▶ [Set exercise] List all lines in the material below that contain "this".
· · ·
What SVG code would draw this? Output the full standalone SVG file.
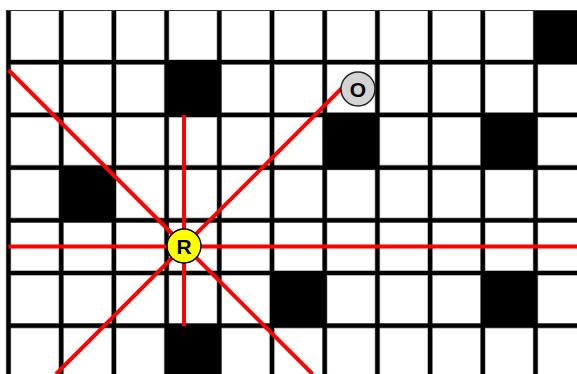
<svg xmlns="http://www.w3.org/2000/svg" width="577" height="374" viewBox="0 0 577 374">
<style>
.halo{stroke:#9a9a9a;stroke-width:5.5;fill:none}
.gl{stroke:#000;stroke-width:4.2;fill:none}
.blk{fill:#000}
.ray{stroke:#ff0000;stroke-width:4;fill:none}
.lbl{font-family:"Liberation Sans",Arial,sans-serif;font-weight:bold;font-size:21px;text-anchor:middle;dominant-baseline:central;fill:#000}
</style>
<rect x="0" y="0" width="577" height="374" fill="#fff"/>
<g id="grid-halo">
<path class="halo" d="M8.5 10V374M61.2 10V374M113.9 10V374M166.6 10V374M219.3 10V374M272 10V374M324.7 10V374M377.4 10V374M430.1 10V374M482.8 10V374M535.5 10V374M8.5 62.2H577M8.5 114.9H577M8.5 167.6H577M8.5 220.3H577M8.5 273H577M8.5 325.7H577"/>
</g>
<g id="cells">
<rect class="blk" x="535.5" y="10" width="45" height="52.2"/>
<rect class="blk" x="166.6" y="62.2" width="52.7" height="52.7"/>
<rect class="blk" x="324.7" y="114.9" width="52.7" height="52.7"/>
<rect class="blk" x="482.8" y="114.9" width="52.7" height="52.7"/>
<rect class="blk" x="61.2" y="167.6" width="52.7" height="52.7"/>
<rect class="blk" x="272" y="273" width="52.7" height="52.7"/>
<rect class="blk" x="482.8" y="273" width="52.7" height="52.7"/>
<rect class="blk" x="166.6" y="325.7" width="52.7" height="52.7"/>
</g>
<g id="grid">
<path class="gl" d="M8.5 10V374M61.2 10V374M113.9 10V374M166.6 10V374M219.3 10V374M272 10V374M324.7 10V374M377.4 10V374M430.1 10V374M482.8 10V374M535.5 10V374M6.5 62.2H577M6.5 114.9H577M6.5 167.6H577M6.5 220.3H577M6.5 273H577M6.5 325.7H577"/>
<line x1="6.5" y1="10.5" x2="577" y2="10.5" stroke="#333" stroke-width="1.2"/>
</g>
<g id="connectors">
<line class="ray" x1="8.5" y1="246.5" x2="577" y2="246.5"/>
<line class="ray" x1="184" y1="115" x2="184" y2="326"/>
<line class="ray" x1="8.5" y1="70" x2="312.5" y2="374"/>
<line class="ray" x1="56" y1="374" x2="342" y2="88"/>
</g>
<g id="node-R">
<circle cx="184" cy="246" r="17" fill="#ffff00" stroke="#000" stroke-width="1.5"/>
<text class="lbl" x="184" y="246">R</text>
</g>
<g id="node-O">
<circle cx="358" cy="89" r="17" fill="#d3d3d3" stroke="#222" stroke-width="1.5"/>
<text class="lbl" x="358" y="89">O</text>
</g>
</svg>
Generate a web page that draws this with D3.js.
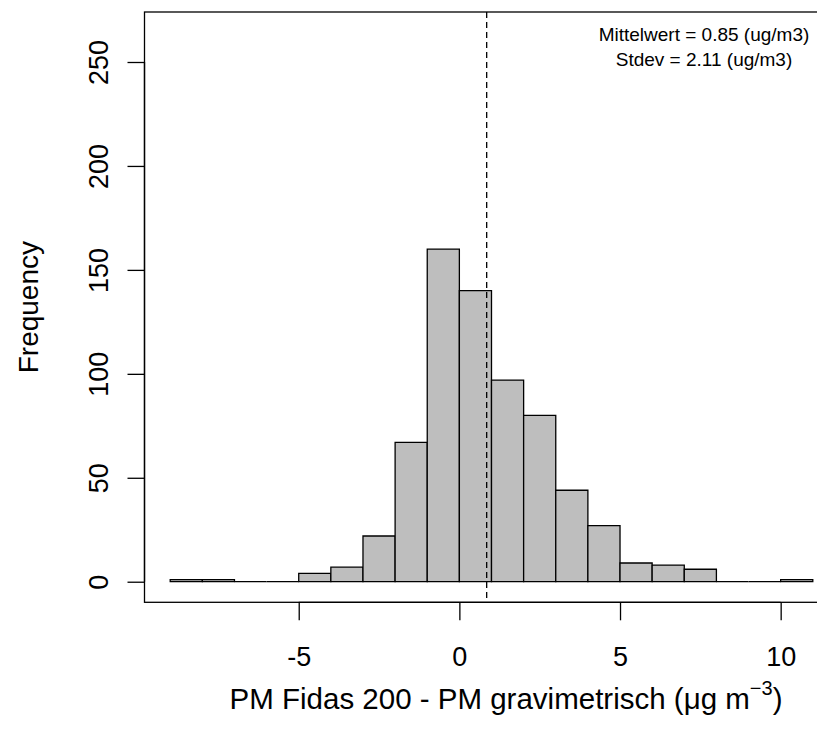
· · ·
▶ [Result of the exercise]
What SVG code would draw this? Output the full standalone SVG file.
Generate a web page that draws this with D3.js.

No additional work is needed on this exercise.